The reduction of the $63,256 as noted in the statements for the nine months
ended September 30, 2004 is the result of a reclassification of administrative
fees to the parent that were reclassified to other income. The reclassification
had no effect on the net loss or the accumulated deficit for the nine months
ended September 30, 2004. In the December 31, 2004 and 2003 financial statements
a reclassification footnote is included in the Summary of Significant Accounting
Policies on page F-12 as follows: "Certain amounts in the 2003 financial
statements were reclassified to conform to the 2004 presentation. The
reclassification in 2003 resulted in no changes to the net loss for that
period."

25.   Your revised disclosure on page 40 states that you have experienced
      significant post-release errors and bugs in your products, yet Note 4(e)
      to the financial statements indicates that you have determined that
      warranty claims have been immaterial based upon its limited sales to date.
      Please reconcile these disclosures so as to be consistent.

Disclosure has been deleted on page 42 of the registration statement.

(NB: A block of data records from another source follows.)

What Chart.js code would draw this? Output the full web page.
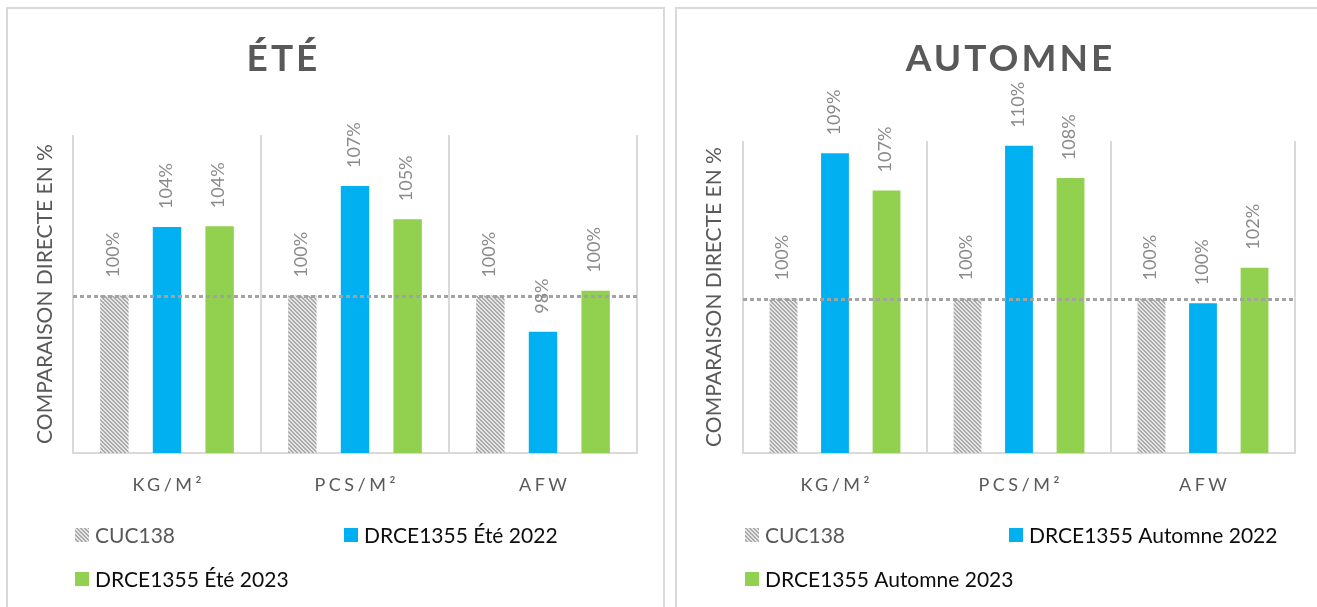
<!DOCTYPE html>
<html><head><meta charset="utf-8">
<script src="https://cdn.jsdelivr.net/npm/chart.js@4.4.0/dist/chart.umd.min.js"></script>
<style>
html,body{margin:0;padding:0;background:#fff;overflow:hidden;}
body{width:1317px;height:607px;position:relative;}
.panel{position:absolute;border:2px solid #d9d9d9;box-sizing:border-box;}
#p1{left:6px;top:7px;width:659px;height:640px;}
#p2{left:675px;top:7px;width:700px;height:640px;}
canvas{position:absolute;top:0;}
#c1{left:0;}
#c2{left:669px;}
</style></head>
<body>
<div class="panel" id="p1"></div>
<div class="panel" id="p2"></div>
<canvas id="c1" width="669" height="607"></canvas>
<canvas id="c2" width="648" height="607"></canvas>
<script>
// ---- data ----
const categories = ['KG/M²', 'PCS/M²', 'AFW'];
const seriesEte = ['CUC138', 'DRCE1355 Été 2022', 'DRCE1355 Été 2023'];
const seriesAut = ['CUC138', 'DRCE1355 Automne 2022', 'DRCE1355 Automne 2023'];
const eteCUC138 = [100, 100, 100];
const ete2022 = [104.36, 106.96, 97.7];
const ete2023 = [104.41, 104.85, 100.3];
const autCUC138 = [100, 100, 100];
const aut2022 = [109.4, 109.9, 99.7];
const aut2023 = [107.0, 107.8, 102.0];
const referenceLevel = 100;
const yMin = 90;
const yMax = 110.2;
const axisTitle = 'COMPARAISON DIRECTE EN %';
const titleEte = 'ÉTÉ';
const titleAut = 'AUTOMNE';

const BLUE = '#00B0F0', GREEN = '#92D050', TEXT = '#595959';

function makeHatch(){
  const c = document.createElement('canvas'); c.width = 4; c.height = 4;
  const x = c.getContext('2d');
  x.fillStyle = '#e6e6e6'; x.fillRect(0,0,4,4);
  x.fillStyle = '#aaaaaa';
  for (let i=0;i<4;i++) for (let j=0;j<4;j++){ if ((((i-j)%4)+4)%4 < 2) x.fillRect(i,j,1,1); }
  return x.createPattern(c,'repeat');
}

function spacedText(ctx, text, x, y, spacing){
  ctx.letterSpacing = spacing + 'px';
  ctx.fillText(text, x + spacing/2, y);
  ctx.letterSpacing = '0px';
}

const extras = {
  id: 'extras',
  afterDatasetsDraw(chart, args, o){
    const ctx = chart.ctx, ca = chart.chartArea, ys = chart.scales.y;
    // reference line
    ctx.save();
    ctx.strokeStyle = '#a3a3a3'; ctx.lineWidth = 3; ctx.lineCap = 'butt'; ctx.setLineDash([4, 3]);
    const yp = Math.round(ys.getPixelForValue(referenceLevel)) + 0.5;
    ctx.beginPath(); ctx.moveTo(ca.left, yp); ctx.lineTo(ca.right, yp); ctx.stroke();
    ctx.restore();
    // data labels
    ctx.save();
    ctx.font = '18px Lato'; ctx.fillStyle = '#8a8a8a';
    ctx.textAlign = 'left'; ctx.textBaseline = 'middle';
    chart.data.datasets.forEach((ds, di) => {
      chart.getDatasetMeta(di).data.forEach((bar, i) => {
        ctx.save(); ctx.translate(bar.x - 1, bar.y - 18); ctx.rotate(-Math.PI/2);
        ctx.fillText(Math.round(ds.data[i]) + '%', 0, 0);
        ctx.restore();
      });
    });
    ctx.restore();
  },
  afterDraw(chart, args, o){
    const ctx = chart.ctx, ca = chart.chartArea, xs = chart.scales.x;
    ctx.save();
    // title
    ctx.font = 'bold 37px Lato'; ctx.fillStyle = TEXT;
    ctx.textAlign = 'center'; ctx.textBaseline = 'middle';
    spacedText(ctx, o.title, o.titleX, o.titleY, 3);
    // category labels
    ctx.font = '18px Lato'; ctx.fillStyle = TEXT;
    chart.data.labels.forEach((lab, i) => {
      spacedText(ctx, lab, xs.getPixelForValue(i), o.catY, 3.5);
    });
    // legend
    ctx.font = '21px Lato'; ctx.textAlign = 'left';
    const pos = [[0,0],[1,0],[0,1]];
    chart.data.datasets.forEach((ds, di) => {
      const lx = ca.left + o.legendCols[pos[di][0]];
      const ly = o.legendRows[pos[di][1]];
      ctx.fillStyle = ds.backgroundColor;
      ctx.fillRect(lx, ly - 7, 14, 14);
      ctx.fillStyle = o.legendColors[di];
      ctx.fillText(ds.label, lx + 20, ly + 1);
    });
    ctx.restore();
  }
};

function build(canvasId, names, s0, s1, s2, title, titleX, padLeftWidth, padRight, padTop, col2){
  const ctx = document.getElementById(canvasId).getContext('2d');
  const hatch = makeHatch();
  const common = {categoryPercentage: 0.84, barPercentage: 0.54};
  return new Chart(ctx, {
    type: 'bar',
    data: {
      labels: categories,
      datasets: [
        Object.assign({label: names[0], data: s0, backgroundColor: hatch}, common),
        Object.assign({label: names[1], data: s1, backgroundColor: BLUE}, common),
        Object.assign({label: names[2], data: s2, backgroundColor: GREEN}, common)
      ]
    },
    options: {
      responsive: false, animation: false,
      layout: {padding: {left: 0, top: padTop, right: padRight, bottom: 154}},
      plugins: {
        legend: {display: false}, tooltip: {enabled: false}, title: {display: false},
        extras: {title: title, titleX: titleX, titleY: 59, catY: 485,
          legendCols: [2, col2], legendRows: [535, 579],
          legendColors: ['#595959', '#0d0d0d', '#0d0d0d']}
      },
      scales: {
        x: {
          grid: {offset: true, color: '#d9d9d9', lineWidth: 2, drawTicks: false},
          border: {color: '#d9d9d9', width: 2},
          ticks: {display: false},
          afterFit(s){ s.height = 0; }
        },
        y: {
          min: yMin, max: yMax,
          grid: {display: false}, border: {display: false}, ticks: {display: false},
          title: {display: true, text: axisTitle, color: TEXT,
            font: {family: 'Lato', size: 21, weight: 400}, padding: {top: 33, bottom: 0}},
          afterFit(s){ s.width = padLeftWidth; }
        }
      }
    },
    plugins: [extras]
  });
}

build('c1', seriesEte, eteCUC138, ete2022, ete2023, titleEte, 282, 73, 32, 135, 271);
build('c2', seriesAut, autCUC138, aut2022, aut2023, titleAut, 340, 74, 22, 141, 266);
</script>
</body></html>
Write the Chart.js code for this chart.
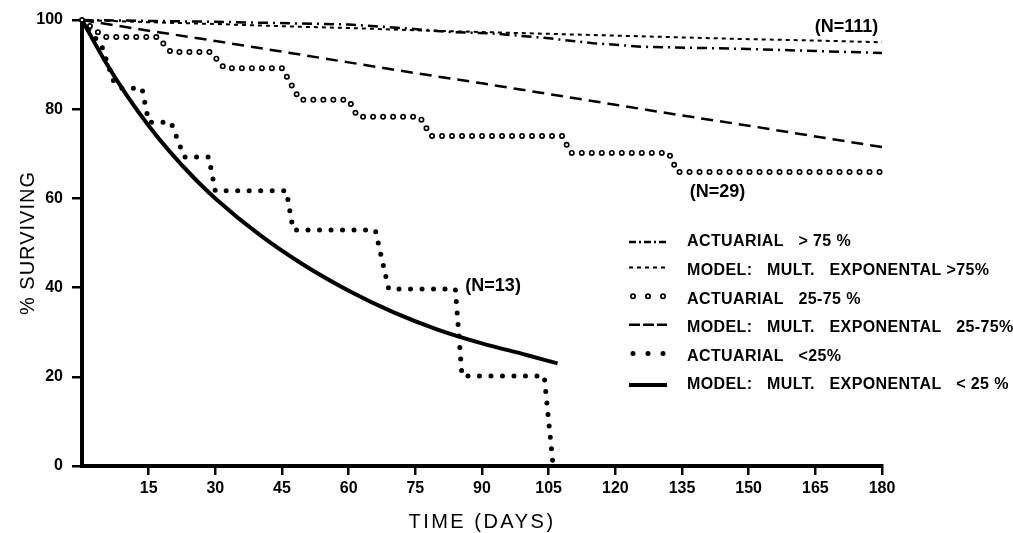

Pro Forma Financial Information

26.   Please refer to our prior comment no. 69. It appears that no revision to
      the historical financial statements has been made to reflect the $740,000
      impairment charge previously reported as a pro forma adjustment. Please
      revise or advise us supplementally of the reasons why such revision should
      not be made.

The lack of an impairment charge in the historical financial statements is due
to the removal of a transaction which was to have resulted in issuance of
preferred stock in payment for the transfer of assets from the parent. Since
this preferred stock is no longer being issued, there is no need for an
impairment charge.

27.   It appears that Note (e) on page F-37 should be eliminated.

Note(e) on page F-37 has been eliminated.